A genuinely fun and refreshing RPG with multiplayer elements. While lacking in content, the groundwork is phenomenal and the content that is there is a blast to play through.

Now, I have to address the ...well endowed... elephant in the room -- there are suggestive elements to this game. But, much to my preferences, you can completely disable this. The extent of it is transparent clothes, body physics, and quite scalable character customization sliders, which all have separate toggles to disable clientside at the very top of the settings menu. Don't let this dissuade you from playing the game if you have no interest in these features as you can safely ignore them, and hey, if you do like them, more power to you. Of course due to these elements, multiplayer lobbies can sometimes be more focused on them, but lobby names tend to be quite telling so as long as you avoid any lobbies that don't appeal to you, it's otherwise a highly stylized rpg.

On the topic of multiplayer lobbies, you can join your friends over steam, either making public lobbies, friend only lobbies, or either of the two but password protected. Skill options allow you to spec into team roles better with aggro drawing skills, team buffs and heals, or more solo-play oriented builds with self buffing skills and such. Loot is instanced per player so you never have to worry about stolen drops, but you can drop items for others to pick up -- it's always a joy when you and your friend get items good for each other's classes and swap them. Character emotes are fun and different races get different animations (I adore the imp sit animation)

And these classes? They're very distinct, and very fun. Each class has at least two distinct "playstyles" you can build into (if not more), with different weapon types and many skills you can invest into, and unique movement and utility options. Mystics can teleport around, Bandits get triple jumps and bounce-jumps, and Fighters get a charged dash. This is on top of baseline movement, every character gets a double jump, a dash, and can access a speed boosting skill. Universal skills add a familiar element to every class, while not locking your racial choice to a playstyle by allowing anyone to access the starting skill each race gets. Class skills tend to be more powerful, but further levels are gated by character level. You can always respec your skills and stats, so you're never punished for experimenting with the variety of options the game gives you.

Instanced dungeons are part platforming challenges part room-based wave battles, though death is only a minor setback with a teleport back to the start of the dungeon upon dropping to 0 health. There are only 2 in the game so far, but level-corresponding difficulties add more variety and value to returning to dungeons. The game does struggle from one area that should really be an instanced dungeon not being one which can get frustrating due to not having access to the respawn mechanic and a minimap, but this can be forgiven given the early access nature of the game and the area still being partially unfinished.

I can comfortably recommend the game to RPG fans and anyone who doesn't mind the game not having swathes of content to grind through, but it is still in active development and for the price point you're still getting an enjoyable experience with enjoyable social aspects.
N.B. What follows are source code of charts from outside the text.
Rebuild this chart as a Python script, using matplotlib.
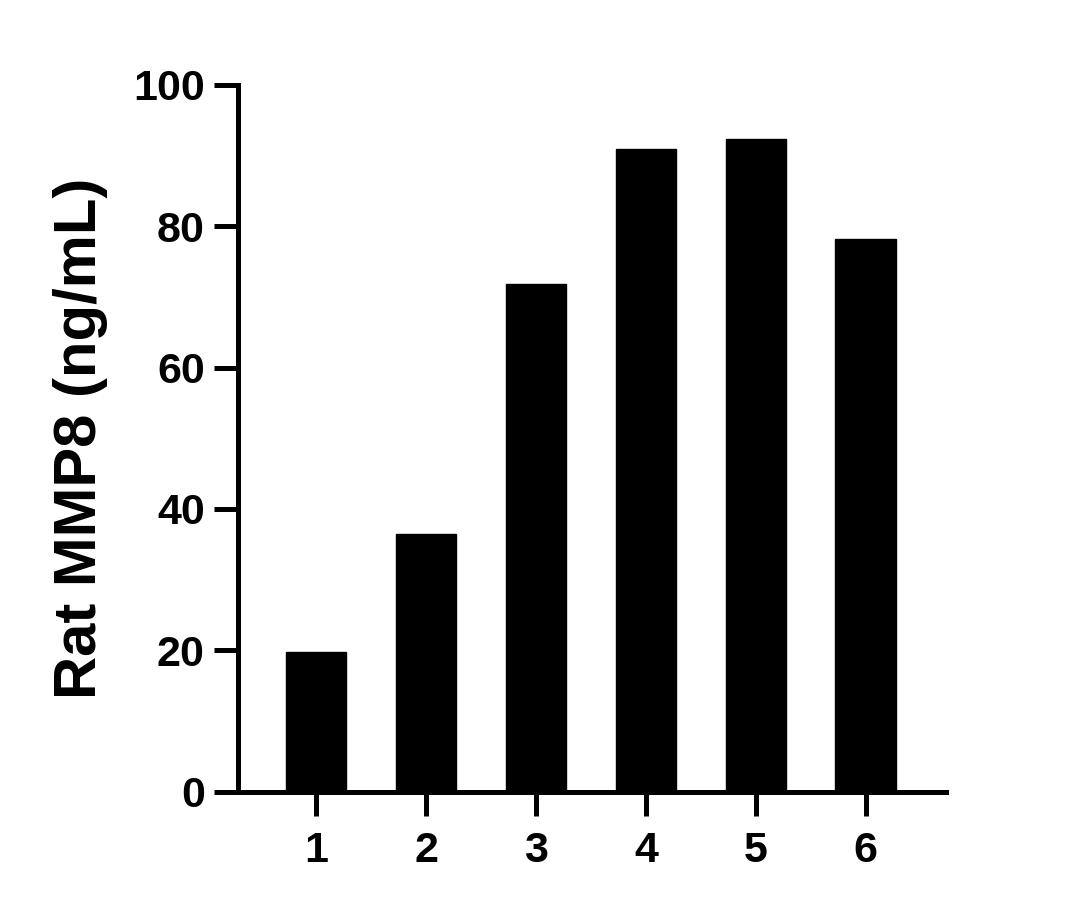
import matplotlib
matplotlib.use('Agg')
import matplotlib.pyplot as plt

# valores
muestras = ['1', '2', '3', '4', '5', '6']
mmp8 = [19.7, 36.5, 71.8, 90.9, 92.4, 78.2]

plt.rcParams['font.family'] = ['Liberation Sans', 'DejaVu Sans']
plt.rcParams['font.weight'] = 'bold'

fig = plt.figure(figsize=(10.79, 9.09), dpi=100)
ax = fig.add_axes([0.2206, 0.1290, 0.6561, 0.7777])

pos = range(1, len(muestras) + 1)
ax.bar(pos, mmp8, width=0.55, color='black', edgecolor='black')

ax.set_xlim(0.29, 6.73)
ax.set_ylim(0, 100)
ax.set_yticks([0, 20, 40, 60, 80, 100])
ax.set_xticks(list(pos))
ax.set_xticklabels(muestras)

for s in ['top', 'right']:
    ax.spines[s].set_visible(False)
for s in ['left', 'bottom']:
    ax.spines[s].set_linewidth(3.6)
    ax.spines[s].set_capstyle('projecting')

ax.tick_params(axis='y', length=17, width=3.6, labelsize=31, pad=7)
ax.tick_params(axis='x', length=17, width=3.6, labelsize=31, pad=11)
for lab in ax.get_xticklabels() + ax.get_yticklabels():
    lab.set_fontweight('bold')

ax.set_ylabel('Rat MMP8 (ng/mL)', fontsize=43, fontweight='bold', labelpad=18)

plt.savefig('out.png', dpi=100)
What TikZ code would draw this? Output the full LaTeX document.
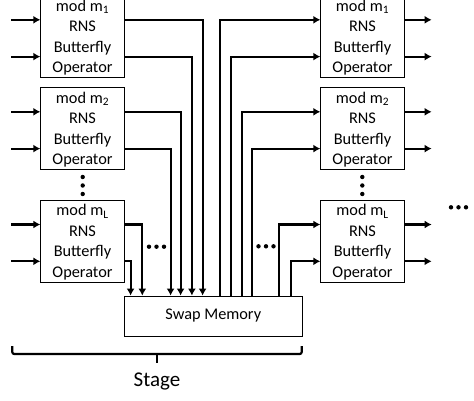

Character customization is quite fun, and the ability to wear equipment as vanity is fun, although a cost must be paid to equip an item visually and you cannot toggle this, only remove it (and the investment to vanity-ify it). Just a small gripe I'm sure will be addressed at some point.

TL;DR fun game, disable suggestive content if you don't want it, good build diversity and character customization, but not much content.
Posted 2 December, 2024.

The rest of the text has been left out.